First, “everyone who practices righteousness has been born of him” (1 John 2:29). Earlier, the fruits of the Spirit were mentioned as evidence of being born again.

Second, “no one born of God makes a practice of sinning” (1 John 3:9). We’re still sinners, but this is no excuse to continually sin.

Third, “everyone who believes that Jesus is the Christ has been born of God” (1 John 5:1). Belief on the humanity and the deity of Jesus is a necessary fruit of the new birth.

Fourth, “everyone who has been born of God overcomes the world” (1 John 5:4), because friendship with the world is enmity with God.

Fifth, “he who was born of God protects him, and the evil one does not touch him” (1 John 5:18). Those who are born again are careful to protect themselves from temptations.
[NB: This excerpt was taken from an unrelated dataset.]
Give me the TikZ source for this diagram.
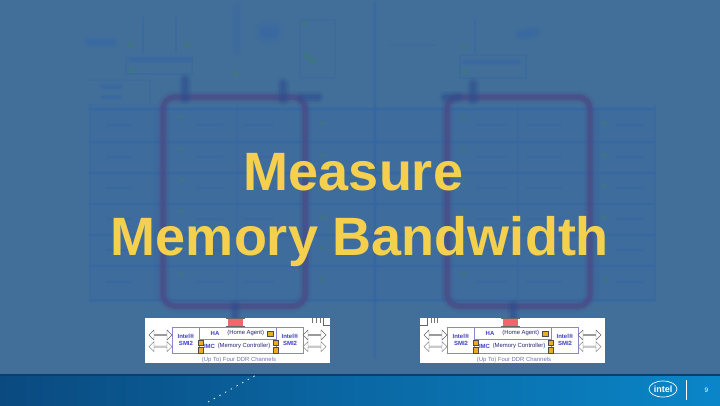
\documentclass[tikz,border=0pt]{standalone}
\usepackage{fontspec}
\setmainfont{Liberation Sans}
\usetikzlibrary{positioning,shapes.arrows,shapes.geometric,calc}
\definecolor{SlideBlue}{HTML}{426F9A}
\definecolor{GridBlue}{HTML}{3566A6}
\definecolor{RingPurple}{HTML}{4A4C88}
\definecolor{StubNavy}{HTML}{2B4C8C}
\definecolor{SpotGreen}{HTML}{3F7F70}
\definecolor{TitleGold}{HTML}{F5D04F}
\definecolor{FootDark}{HTML}{0A4A80}
\definecolor{FootLight}{HTML}{0A86C8}
\definecolor{FootLine}{HTML}{0B3E70}
\definecolor{BoxLine}{HTML}{8A86D0}
\definecolor{BoxText}{HTML}{3F3FC0}
\definecolor{PortGold}{HTML}{E8AE20}
\definecolor{LinkRed}{HTML}{F0686E}
% soft strokes for the faded picture behind the title
\newcommand{\smear}[3]{%
  \foreach \w/\o in {2.6/0.1,2/0.14,1.4/0.2,.9/0.25}
    \draw[#1,line width=\w*#2pt,opacity=\o,line cap=round] #3;}
\tikzset{
  ddrtext/.style={font=\fontsize{6}{7.5}\selectfont\bfseries,text=BoxText,inner sep=0pt,align=center},
  ddrplain/.style={font=\fontsize{5.9}{7}\selectfont,text=BoxText!60!black,inner sep=0pt},
  ddrport/.style={draw=black!70,line width=.3pt,fill=PortGold,minimum size=5.5pt,inner sep=0pt},
  ddrarrow/.style={double arrow,draw=black!60,line width=.4pt,fill=white,minimum width=10pt,
    minimum height=23pt,double arrow head extend=1.5pt,inner sep=0pt},
  titletext/.style={text=TitleGold,font=\fontsize{54}{60}\selectfont\bfseries,inner sep=0pt,anchor=base},
  ddrbox/.pic={
    \node[fill=white,minimum width=185pt,minimum height=45pt,inner sep=0pt] (-paper) at (92.5,22.5) {};
    \node[draw=BoxLine,line width=.7pt,minimum width=131pt,minimum height=26pt,inner sep=0pt] (-frame) at (92.5,22) {};
    \node[draw=BoxLine,line width=.7pt,minimum width=77pt,minimum height=26pt,inner sep=0pt] (-core) at (92.5,22) {};
    \coordinate (-ml) at (54,21); \coordinate (-mr) at (131,21);
    \draw[BoxLine,line width=.7pt] (-ml) -- (-mr);
    \node[ddrtext] (-ha) at (70,15) {HA};
    \node[ddrplain] (-hatext) at (100.7,15) {(Home Agent)};
    \node[ddrtext] (-imc) at (64.5,28) {IMC};
    \node[ddrplain] (-imctext) at (99,28) {(Memory Controller)};
    \node[ddrtext] (-smil) at (41,22) {Intel®\\SMI2};
    \node[ddrtext] (-smir) at (145,22) {Intel®\\SMI2};
    \node[ddrplain,text=BoxLine!85!black] (-ddr) at (94,42) {(Up To) Four DDR Channels};
    \node[ddrport] (-p1) at (125,15.5) {};
    \node[ddrport] (-p2) at (55.5,24.5) {};
    \node[ddrport] (-p3) at (55.5,32) {};
    \node[ddrport] (-p4) at (130.5,24.5) {};
    \node[ddrport] (-p5) at (130.5,32) {};
    \node[ddrarrow] (-a1) at (15.5,17) {};
    \node[ddrarrow] (-a2) at (15.5,28.7) {};
    \node[ddrarrow] (-a3) at (169.5,17) {};
    \node[ddrarrow] (-a4) at (169.5,28.7) {};
    \node[fill=LinkRed,minimum width=15pt,minimum height=8pt,inner sep=0pt] (-link) at (90.5,4) {};
    \draw[black!60,line width=.5pt] ($(-link.north west)+(-2,0)$) -- ($(-link.north east)+(2,0)$)
      ($(-link.south west)+(-2,0)$) -- ($(-link.south east)+(2,0)$);
  }
}
\begin{document}
\begin{tikzpicture}[x=1pt,y=-1pt]
  \useasboundingbox (0,0) rectangle (720,405);
  \fill[SlideBlue] (0,0) rectangle (720,405);
  % table of the faded picture
  \fill[GridBlue,opacity=.3] (90,107) rectangle (655,302);
  \foreach \y in {109,142,173,204,235,266,300}
    {\smear{GridBlue}{1.5}{(90,\y) -- (655,\y)}}
  \foreach \x in {90,155,237,308,375,443,518,598,655}
    {\smear{GridBlue!70!SlideBlue}{1}{(\x,105) -- (\x,300)}}
  \foreach \y in {125,157,188,219,250,282}
    {\smear{GridBlue}{1.4}{(108,\y) -- (130,\y)}
     \smear{GridBlue}{1.4}{(617,\y) -- (642,\y)}
     \smear{GridBlue!70!SlideBlue}{1.2}{(198,\y) -- (222,\y)}
     \smear{GridBlue!70!SlideBlue}{1.2}{(245,\y) -- (272,\y)}
     \smear{GridBlue!70!SlideBlue}{1.2}{(478,\y) -- (505,\y)}
     \smear{GridBlue!70!SlideBlue}{1.2}{(528,\y) -- (560,\y)}
     \smear{SpotGreen}{2.5}{(181,\y-8) -- (182,\y-8)}
     \smear{SpotGreen}{2.5}{(322,\y-2) -- (323,\y-2)}
     \smear{SpotGreen}{2.5}{(463,\y-8) -- (464,\y-8)}
     \smear{SpotGreen}{2.5}{(604,\y-2) -- (605,\y-2)}}
  \smear{GridBlue}{2}{(375,3) -- (375,357)}
  % blocks above the rings
  \smear{GridBlue}{5}{(90,42) -- (112,42)}
  \smear{GridBlue!70!SlideBlue}{.8}{(126,58) -- (192,58) -- (192,74) -- (126,74) -- cycle}
  \smear{GridBlue}{3}{(132,60) -- (190,60)}
  \smear{GridBlue!70!SlideBlue}{1.2}{(143,18) -- (143,52)}
  \smear{GridBlue!70!SlideBlue}{1.2}{(176,18) -- (176,52)}
  \smear{GridBlue!60!SlideBlue}{6}{(237,8) -- (237,50)}
  \smear{GridBlue}{10}{(266,32) -- (272,32)}
  \smear{GridBlue!60!SlideBlue}{.8}{(300,20) -- (335,20) -- (335,78) -- (300,78) -- cycle}
  \smear{SpotGreen}{3}{(130,44) -- (131,45)}
  \smear{SpotGreen}{3}{(187,44) -- (188,45)}
  \smear{SpotGreen}{3}{(131,71) -- (132,71)}
  \smear{SpotGreen}{3}{(235,74) -- (236,74)}
  \smear{SpotGreen}{3}{(304,23) -- (305,23)}
  \smear{SpotGreen}{2.5}{(305,55) -- (315,62)}
  \smear{GridBlue}{5}{(520,35) -- (535,32)}
  \smear{GridBlue!70!SlideBlue}{.8}{(460,55) -- (526,55) -- (526,78) -- (460,78) -- cycle}
  \smear{GridBlue}{3}{(465,62) -- (518,62)}
  \smear{GridBlue!70!SlideBlue}{1.2}{(475,20) -- (475,52)}
  \smear{SpotGreen}{3}{(463,47) -- (464,47)}
  \smear{SpotGreen}{3}{(464,72) -- (465,72)}
  \smear{GridBlue!60!SlideBlue}{.8}{(390,45) -- (435,45)}
  \smear{GridBlue!40!SlideBlue}{.8}{(88,80) -- (150,80) -- (150,105) -- (88,105)}
  \smear{GridBlue}{3}{(103,87) -- (120,87)}
  \smear{GridBlue}{2.5}{(103,97) -- (120,97)}
  % rings
  \smear{RingPurple}{5}{[rounded corners=12pt] (163,97) rectangle (305,306)}
  \smear{RingPurple}{5}{[rounded corners=12pt] (447,97) rectangle (590,306)}
  \draw[RingPurple,line width=5pt,opacity=.55,rounded corners=12pt] (163,97) rectangle (305,306);
  \draw[RingPurple,line width=5pt,opacity=.55,rounded corners=12pt] (447,97) rectangle (590,306);
  \smear{StubNavy}{5.5}{(185,80) -- (185,98)}
  \smear{StubNavy}{5.5}{(283,84) -- (283,99)}
  \smear{StubNavy}{5}{(302,97) -- (318,97)}
  \smear{StubNavy}{5}{(445,97) -- (458,97)}
  \smear{StubNavy}{5.5}{(473,84) -- (473,99)}
  \smear{StubNavy}{5}{(235,306) -- (235,318)}
  \smear{StubNavy}{5}{(513,306) -- (513,318)}
  % footer
  \shade[left color=FootDark,right color=FootLight] (0,375) rectangle (720,405);
  \fill[FootLine] (0,373.5) rectangle (720,376);
  \coordinate (trailA) at (208,402);
  \coordinate (trailB) at (258,374);
  \draw[white,dash pattern=on 1.5pt off 5pt,line width=.7pt] (trailA) -- (trailB);
  % memory controller panels
  \pic (left) at (145,318) {ddrbox};
  \pic (right) at (420,318) {ddrbox};
  \draw[black!60,line width=.5pt] (323,318) -- (323,325.5) -- (330,325.5);
  \draw[black!60,line width=.5pt] (427,318) -- (427,325.5) -- (420,325.5);
  \foreach \x in {312,316,320,431,434,437}
    \draw[black!55,line width=.8pt] (\x,318) -- (\x,323);
  % title
  \node[titletext] (titleA) at (353.5,190) {Measure};
  \node[titletext] (titleB) at (360,255) {Memory Bandwidth};
  % logo and page
  \node[ellipse,draw=white,line width=.7pt,minimum width=28pt,minimum height=16pt,inner sep=0pt,
    text=white,font=\fontsize{9}{9}\selectfont\bfseries] (logo) at (663,389) {intel};
  \node[minimum width=0pt,inner sep=0pt] (rulemark) at (686.5,379) {};
  \node[minimum width=0pt,inner sep=0pt,below=20pt of rulemark] (rulefoot) {};
  \draw[white,line width=.6pt] (rulemark) -- (rulefoot);
  \node[text=white,font=\fontsize{6.5}{7}\selectfont] (page) at (706.5,390) {9};
\end{tikzpicture}
\end{document}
Do you have these evidences that assure you that you have been born again, born from above, born of water and the Spirit? If so, be assured that he who began a good work in you will bring it to completion at the day of Jesus Christ. But if you don’t have these evidences in your life, continue to ask God for mercy on your soul, that he may grant you the new birth in the Spirit. And when you find yourself believing that God has forgiven you of all your sins through the righteousness of Christ, and not your own, then you may be assured that you have been born again.